AVAILABLE DATA.
★ ★ ★ ★ ★

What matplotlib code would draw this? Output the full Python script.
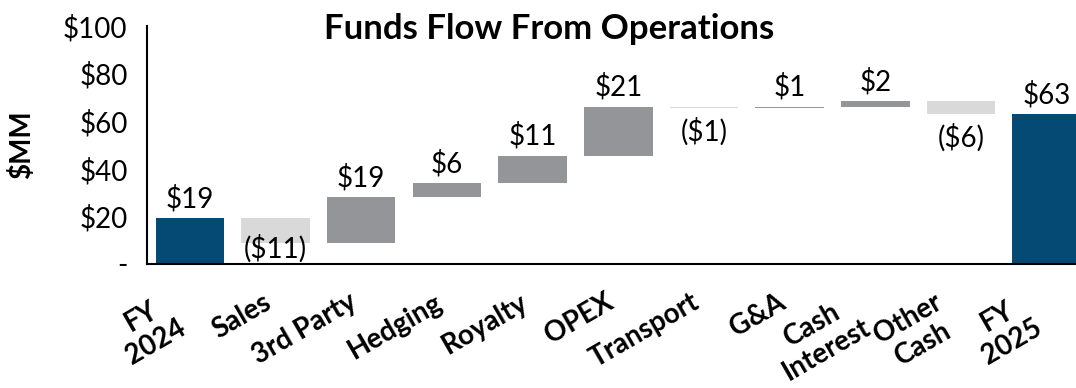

★ ★ ★ ★ ★

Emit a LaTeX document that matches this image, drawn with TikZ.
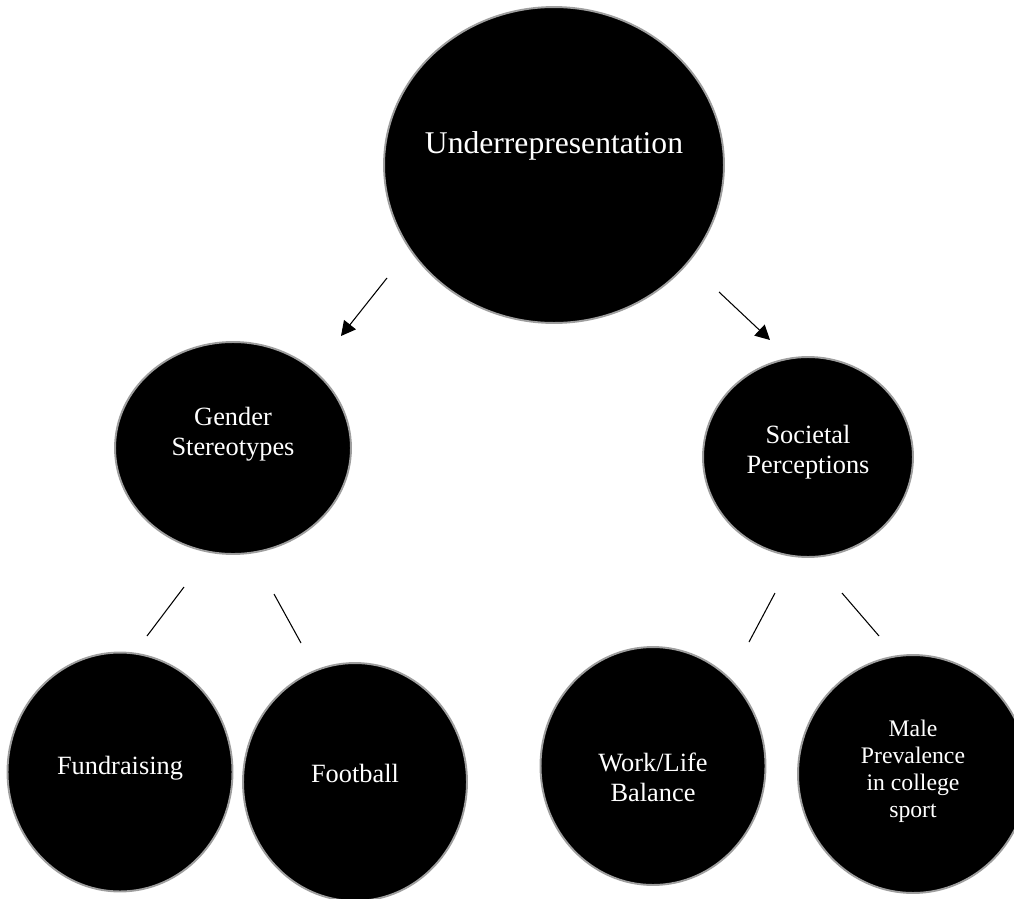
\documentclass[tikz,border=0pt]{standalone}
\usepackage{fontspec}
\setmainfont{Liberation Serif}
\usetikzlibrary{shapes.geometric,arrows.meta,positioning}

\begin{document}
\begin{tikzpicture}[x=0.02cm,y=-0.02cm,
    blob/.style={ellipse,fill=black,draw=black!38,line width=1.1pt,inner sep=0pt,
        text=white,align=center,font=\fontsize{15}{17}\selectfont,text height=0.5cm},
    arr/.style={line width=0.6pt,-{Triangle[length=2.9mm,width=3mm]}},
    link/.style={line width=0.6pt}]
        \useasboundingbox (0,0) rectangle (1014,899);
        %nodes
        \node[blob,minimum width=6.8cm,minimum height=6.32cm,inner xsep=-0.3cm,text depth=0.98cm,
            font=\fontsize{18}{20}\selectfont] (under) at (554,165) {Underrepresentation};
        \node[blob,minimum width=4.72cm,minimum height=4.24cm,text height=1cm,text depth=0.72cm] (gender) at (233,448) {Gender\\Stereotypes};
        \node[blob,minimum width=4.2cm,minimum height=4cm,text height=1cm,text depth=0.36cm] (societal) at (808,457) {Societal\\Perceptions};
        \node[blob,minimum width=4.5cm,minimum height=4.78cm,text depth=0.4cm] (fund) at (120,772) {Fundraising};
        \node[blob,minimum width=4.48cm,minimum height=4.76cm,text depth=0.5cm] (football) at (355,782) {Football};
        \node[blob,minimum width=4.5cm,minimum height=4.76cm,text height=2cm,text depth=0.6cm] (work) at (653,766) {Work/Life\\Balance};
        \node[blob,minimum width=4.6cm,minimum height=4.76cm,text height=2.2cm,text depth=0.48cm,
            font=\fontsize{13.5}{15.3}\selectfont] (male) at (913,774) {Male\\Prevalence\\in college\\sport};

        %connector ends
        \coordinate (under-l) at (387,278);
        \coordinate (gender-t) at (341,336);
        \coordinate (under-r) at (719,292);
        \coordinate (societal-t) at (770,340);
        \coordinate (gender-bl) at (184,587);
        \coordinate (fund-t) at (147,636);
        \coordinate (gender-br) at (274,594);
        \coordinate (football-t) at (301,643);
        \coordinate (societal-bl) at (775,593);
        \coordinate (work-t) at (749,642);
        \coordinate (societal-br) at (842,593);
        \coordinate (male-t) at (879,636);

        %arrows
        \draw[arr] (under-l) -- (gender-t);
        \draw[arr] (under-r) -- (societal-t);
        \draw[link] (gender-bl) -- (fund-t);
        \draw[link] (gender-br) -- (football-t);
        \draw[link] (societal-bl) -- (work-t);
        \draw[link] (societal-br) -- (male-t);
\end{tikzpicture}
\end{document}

★ ★ ★ ★ ★

Quote only the lines running from the line with "Emit a LaTeX" to the line with "(male-t) at (879,636);", ends included, exactly as they appear and without the pictures.

THE REPLY.
Emit a LaTeX document that matches this image, drawn with TikZ.
\documentclass[tikz,border=0pt]{standalone}
\usepackage{fontspec}
\setmainfont{Liberation Serif}
\usetikzlibrary{shapes.geometric,arrows.meta,positioning}

\begin{document}
\begin{tikzpicture}[x=0.02cm,y=-0.02cm,
    blob/.style={ellipse,fill=black,draw=black!38,line width=1.1pt,inner sep=0pt,
        text=white,align=center,font=\fontsize{15}{17}\selectfont,text height=0.5cm},
    arr/.style={line width=0.6pt,-{Triangle[length=2.9mm,width=3mm]}},
    link/.style={line width=0.6pt}]
        \useasboundingbox (0,0) rectangle (1014,899);
        %nodes
        \node[blob,minimum width=6.8cm,minimum height=6.32cm,inner xsep=-0.3cm,text depth=0.98cm,
            font=\fontsize{18}{20}\selectfont] (under) at (554,165) {Underrepresentation};
        \node[blob,minimum width=4.72cm,minimum height=4.24cm,text height=1cm,text depth=0.72cm] (gender) at (233,448) {Gender\\Stereotypes};
        \node[blob,minimum width=4.2cm,minimum height=4cm,text height=1cm,text depth=0.36cm] (societal) at (808,457) {Societal\\Perceptions};
        \node[blob,minimum width=4.5cm,minimum height=4.78cm,text depth=0.4cm] (fund) at (120,772) {Fundraising};
        \node[blob,minimum width=4.48cm,minimum height=4.76cm,text depth=0.5cm] (football) at (355,782) {Football};
        \node[blob,minimum width=4.5cm,minimum height=4.76cm,text height=2cm,text depth=0.6cm] (work) at (653,766) {Work/Life\\Balance};
        \node[blob,minimum width=4.6cm,minimum height=4.76cm,text height=2.2cm,text depth=0.48cm,
            font=\fontsize{13.5}{15.3}\selectfont] (male) at (913,774) {Male\\Prevalence\\in college\\sport};

        %connector ends
        \coordinate (under-l) at (387,278);
        \coordinate (gender-t) at (341,336);
        \coordinate (under-r) at (719,292);
        \coordinate (societal-t) at (770,340);
        \coordinate (gender-bl) at (184,587);
        \coordinate (fund-t) at (147,636);
        \coordinate (gender-br) at (274,594);
        \coordinate (football-t) at (301,643);
        \coordinate (societal-bl) at (775,593);
        \coordinate (work-t) at (749,642);
        \coordinate (societal-br) at (842,593);
        \coordinate (male-t) at (879,636);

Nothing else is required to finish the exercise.